Generosa compreensão da obra de Pollock: a fluidez do artigo acompanha o ritmo pictórico de Pollock. A sensibilidade de Allan Kaprow oferece à obra de Pollock um redirecionamento reflexivo para uma toda geração de artistas que surge no lastro de produção do pintor do expressionismo abstrato. O discurso crítico modernista evita avaliar as produções que aparentemente não se definem a partir de determinado parâmetro, então, nesse momento, o descompasso entre crítica e produção começa a se tornar evidente. A técnica de Pollock - lançar, pisar na tinta, orquestrar, expandir para além das extremidades da tela -, ela mesma fluida, penetrante, contribui para a deformação, isto é, a descaracterização dos meios de arte. A indistinção entre pintura e escultura, entre paisagem e arquitetura, entre outras assimilações, seria o sintoma da necessidade de reformulação poética. E a poética contemporânea poderia assim circular e pulsar na medida em que os acontecimentos eclodissem. A outra configuração cultural deve, de certo modo, tributo à extensão das superfícies das telas de Pollock, indício da adoção da escala que passa a ser inserida como desmedida da obra; tal grandeza talvez tenha despertado, nos artistas e nos espectadores, o sentimento do sublime. Recuperar a atualidade do moderno em Pollock seria, talvez, dissociar os limites da arte e trazer para ela abertura - condição das recriações e reformulações.

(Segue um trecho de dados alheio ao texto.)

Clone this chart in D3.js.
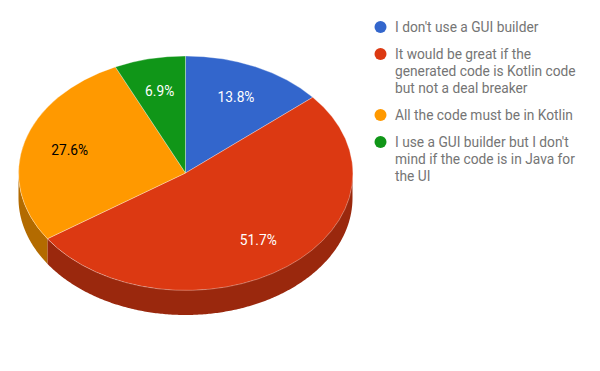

O legado de Jackson Pollock explicita a sensibilidade de um período artístico que busca compreender a dimensão da esfera da pintura. Não se procurava legitimar o colapso do suporte da tela ou estabelecer uma cronologia modernista. A compreensão e a assimilação das telas do pintor do expressionismo abstrato se colocam também como ato. Na atualidade da arte, o fazer prevalece como orientação e a partir dele surgem os fluxos de pensamentos. A evidente continuidade entre arte e pensamento prolifera poeticamente entre os artistas. As palavras ganham contorno reflexivo, estético sobretudo. Em Smithson, a certeza da materialidade das palavras ganha corpo e se instala deflagrando pequenas operações em sua produção. O verbo encobre o mundo, a arte pondera com a matéria. Alargadas, então, as perspectivas, é possível multiplicar os nós poéticos que sustentam a nova composição cultural. Junto à crítica, os artistas aderem à polifonia e passam a interferir diretamente no circuito. Daí, a experiência da arte se conduz através de outra experiência e assim por diante. Possivelmente, esse movimento circulatório expande as mediações da arte.